Intriguing dream last night...

By Dr. Sharon Livingston

I had an intriguing dream last night. The same idea repeated itself a number of times throughout the wee hours of the night in different contexts. I'd wake up, fall back asleep and slip into the same theme.

It had to do with our work, so I thought I'd like to share it with you. I was teaching a course on moderating skills one moment and then on psychotherapy skills in the next.

It was one of those sequences that would be impossible in real life but somehow makes such sense in the dream.

In the moderating class, we were talking about testing concepts and ads. I was pointing out the error of asking "dislikes" and instead redirecting class members to ask about possible improvements.

The scene switched to a class of psychotherapists. I again noted the importance of inviting clients to think of how they might like to improve rather dipping into the quagmire and drowning in what was "wrong."

The same sequencing repeated, repeated, repeated. I kept hearing myself say, "Ask them what they want to IMPROVE about [product, ad,] rather than what they don't like."

And in the psychology class, "Ask what they want to improve, NOT what's the problem."

In a therapeutic environment, asking about the problem can result in self effacing experiencing that spirals down into depression.

Asking the converse, "What would you like to improve?" has a much different effect. It's liberating. Instead of embarrassing or humiliating the client, [s]he can be inspired. The same information is being requested but from a positive perspective.

Asking what can be improved suggests that there is something which could be better. That's true of all of us no matter how well our lives are going. More importantly, because it's true for everyone, people are more comfortable thinking about positive changes. You actually elicit more information.

It's much more motivating to chart progress on a positive scale, even if you're starting low than it is to position yourself on your personal "disgusting" meter. People who come into therapy trashing themselves have a hard and long road to self worth.

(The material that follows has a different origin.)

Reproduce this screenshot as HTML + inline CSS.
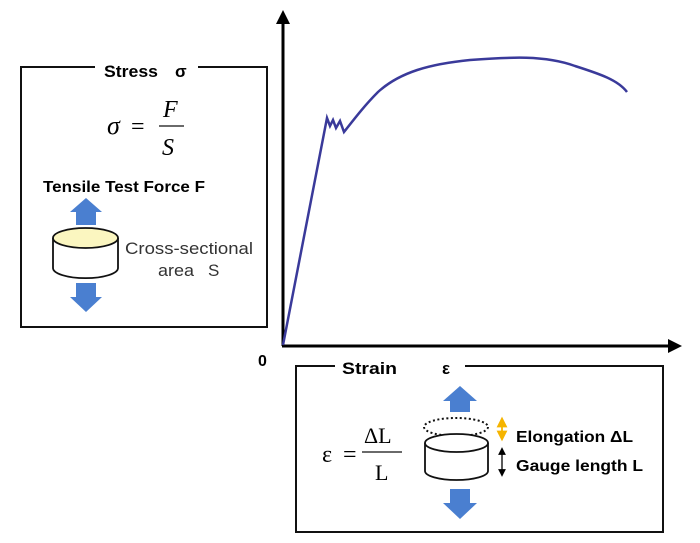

It takes caring compassionate support to get them onto the road of inspiration.

The same is true of optimizing a concept, product or ad. We need feedback to grow the opportunity from whatever starting point on the possible improvement scale. We want to avoid crib deaths for baby ideas, as well the angry gang effect in a hostile environment.

Sounds simple, right?

Yet, how often do we ask dislikes in a study? Have you noticed how reluctant people are to say what's wrong? Unless there's a gross disparity between consumer needs and the offering, most ideas are returned with far more Green marks [likes] than Red marks [dislikes].

And, you may also notice that the lion's share of Red marks come from the designated nay-sayers in the group. [Generally, the Grumpy's, Sneezy's and Doc's in the group (Snow White Test Personality Types)]

Doesn't it make sense that people in a focus group situation would tend to be polite. Unless they have a major ax to grind, they are likely to try to spare us of their concerns ["not really that big a deal."]

But if you invite participants to make it better and give them a little time and the opportunity to think about it as a positive benefit for them, you give the idea room to grow.

So, forgive me if I'm preaching to the choir. The dream re-focussed me on goals instead of looking for the problem.

I started my morning making a list of all the things I wanted to improve for myself

  • drink more water
  • eat more vegetables
  • try the Pilates machine I got for Christmas
  • etc. etc.

That felt so much more inspiring and energizing than giving myself grief.

So, what improvements would you like to make?